Commercial Invoice: One page that specifies exactly what you are sending, its country of origin, and its value (for example, 50 T-shirts, made in China, worth $50). When you are shipping internationally, this is your single most important document, because that's what customs looks at to assess your duty and tax.

Bill of Lading: This is a legally binding contract between you and your carrier and is generated by the carrier. This is your most secure document from a legal point of view. When you sign the bill of lading in your office, you are agreeing to its terms and conditions. On the destination side, the bill of lading will be signed by you, your agent, or hotel personnel, and thereby it will become your proof of delivery. At that point, you are releasing the carrier from responsibility. The bill of lading states where the shipment was picked up, where it gets dropped off, how many pieces are part of the shipment, and it has a tracking number. It doesn't list the contents.
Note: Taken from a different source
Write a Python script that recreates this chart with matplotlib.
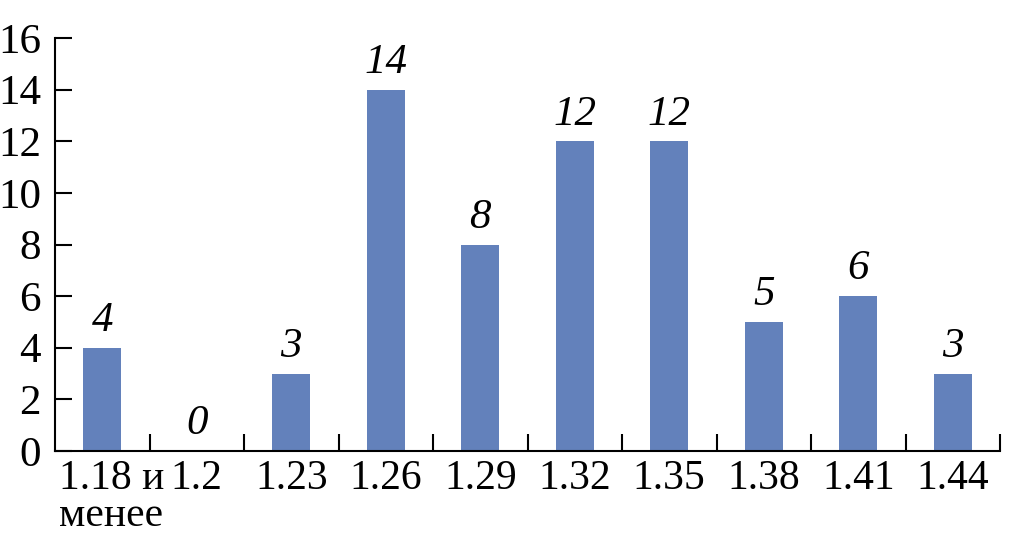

Shipping Label: Include the destination address, when it must arrive, a piece count, and a contact number. If your box ends up alone on a warehouse floor with no commercial invoice or bill of lading, you're in a better position when there is a shipping label that says “2 of 10” and has a phone number.

Proof of Delivery: This comes from the signature on the bill of lading. From your office, track your box through to proof of delivery. Find out when it arrived at the hotel and who signed for it.

ATA Carnet: A document used in very specific cases to allow a shipment, with restrictions, to move into a country without paying duty and tax. (Used, for example, to help a large display travel to multiple countries over the course of a year.)

Copies of Everything: “Carry with you the original bill of lading that includes the tracking number and the commercial invoice,” says Griggs. “I would also carry an inventory of each piece. This inventory would include a description of the box, the piece count number (1 of 7, for example), and the contents. The third thing I would take is a copy of any critical documents that were shipped and a disk or memory stick with the same. With this information, you can quickly see what is missing if part of the shipment fails to arrive. For example, you are missing piece number 4 of 7, which is blue plastic container, 24 inches by 24 inches by 24 inches, that contains all your registration forms. You can tell your freight forwarder exactly what they're looking for, and meanwhile you can reprint the forms from your disk or memory stick.” Finally, carry the mobile and office numbers of all suppliers involved with the shipment. That includes contact names and numbers of the local companies working for you. If there is a problem at your destination, local suppliers may need copies of all your paperwork.